▶ **Task to carry out**: Write out each line that follows exactly as it stands, without the pictures.

================================

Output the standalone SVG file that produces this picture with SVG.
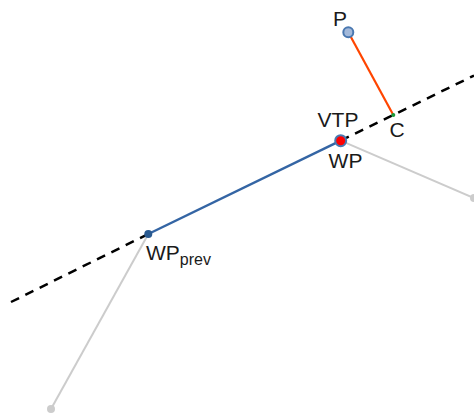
<svg xmlns="http://www.w3.org/2000/svg" width="474" height="416" viewBox="0 0 474 416">
  <style>
    .lbl { font-family: "Liberation Sans", Arial, sans-serif; font-size: 21px; fill: #1a1a1a; }
    .sub { font-size: 16px; }
    .guide { stroke: #cccccc; stroke-width: 2; fill: none; }
    .endpt { fill: #cccccc; }
    .dash { stroke: #000; stroke-width: 2.5; stroke-dasharray: 9,7; }
  </style>
  <rect width="474" height="416" fill="#ffffff"/>
  <g id="connectors">
    <line class="guide" x1="148.3" y1="234" x2="51" y2="409"/>
    <line class="guide" x1="340.7" y1="140.7" x2="474" y2="198"/>
    <line class="dash" x1="11" y1="302" x2="148.3" y2="234"/>
    <line class="dash" x1="340.7" y1="140.7" x2="474" y2="75.5"/>
    <line x1="148.3" y1="234" x2="340.7" y2="140.7" stroke="#3465a4" stroke-width="2.5"/>
    <line x1="348.3" y1="32.3" x2="393.3" y2="115" stroke="#ff4500" stroke-width="2.2"/>
  </g>
  <g id="end-a"><circle class="endpt" cx="51" cy="409" r="4"/></g>
  <g id="end-b"><circle class="endpt" cx="474" cy="198" r="4"/></g>
  <g id="P">
    <circle cx="348.3" cy="32.3" r="5" fill="#a3b9da" stroke="#4a78b0" stroke-width="2"/>
    <text class="lbl" x="340" y="26" text-anchor="middle">P</text>
  </g>
  <g id="C">
    <circle cx="393.3" cy="115" r="2" fill="#1a9a3a"/>
    <text class="lbl" x="397" y="137" text-anchor="middle">C</text>
  </g>
  <g id="WP">
    <circle cx="340.7" cy="140.7" r="5.5" fill="#ff0000" stroke="#4a78b0" stroke-width="2"/>
    <text class="lbl" x="338" y="127" text-anchor="middle">VTP</text>
    <text class="lbl" x="345.5" y="168" text-anchor="middle">WP</text>
  </g>
  <g id="WPprev">
    <circle cx="148.3" cy="234" r="4" fill="#2a5a90"/>
    <text class="lbl" x="146" y="260">WP<tspan class="sub" dy="5">prev</tspan></text>
  </g>
</svg>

================================

▶ **Task output**:
Output the standalone SVG file that produces this picture with SVG.
<svg xmlns="http://www.w3.org/2000/svg" width="474" height="416" viewBox="0 0 474 416">
  <style>
    .lbl { font-family: "Liberation Sans", Arial, sans-serif; font-size: 21px; fill: #1a1a1a; }
    .sub { font-size: 16px; }
    .guide { stroke: #cccccc; stroke-width: 2; fill: none; }
    .endpt { fill: #cccccc; }
    .dash { stroke: #000; stroke-width: 2.5; stroke-dasharray: 9,7; }
  </style>
  <rect width="474" height="416" fill="#ffffff"/>
  <g id="connectors">
    <line class="guide" x1="148.3" y1="234" x2="51" y2="409"/>
    <line class="guide" x1="340.7" y1="140.7" x2="474" y2="198"/>
    <line class="dash" x1="11" y1="302" x2="148.3" y2="234"/>
    <line class="dash" x1="340.7" y1="140.7" x2="474" y2="75.5"/>
    <line x1="148.3" y1="234" x2="340.7" y2="140.7" stroke="#3465a4" stroke-width="2.5"/>
    <line x1="348.3" y1="32.3" x2="393.3" y2="115" stroke="#ff4500" stroke-width="2.2"/>
  </g>
  <g id="end-a"><circle class="endpt" cx="51" cy="409" r="4"/></g>
  <g id="end-b"><circle class="endpt" cx="474" cy="198" r="4"/></g>
  <g id="P">
    <circle cx="348.3" cy="32.3" r="5" fill="#a3b9da" stroke="#4a78b0" stroke-width="2"/>
    <text class="lbl" x="340" y="26" text-anchor="middle">P</text>
  </g>
  <g id="C">
    <circle cx="393.3" cy="115" r="2" fill="#1a9a3a"/>
    <text class="lbl" x="397" y="137" text-anchor="middle">C</text>
  </g>
  <g id="WP">
    <circle cx="340.7" cy="140.7" r="5.5" fill="#ff0000" stroke="#4a78b0" stroke-width="2"/>
    <text class="lbl" x="338" y="127" text-anchor="middle">VTP</text>
    <text class="lbl" x="345.5" y="168" text-anchor="middle">WP</text>
  </g>
  <g id="WPprev">
    <circle cx="148.3" cy="234" r="4" fill="#2a5a90"/>
    <text class="lbl" x="146" y="260">WP<tspan class="sub" dy="5">prev</tspan></text>
  </g>
</svg>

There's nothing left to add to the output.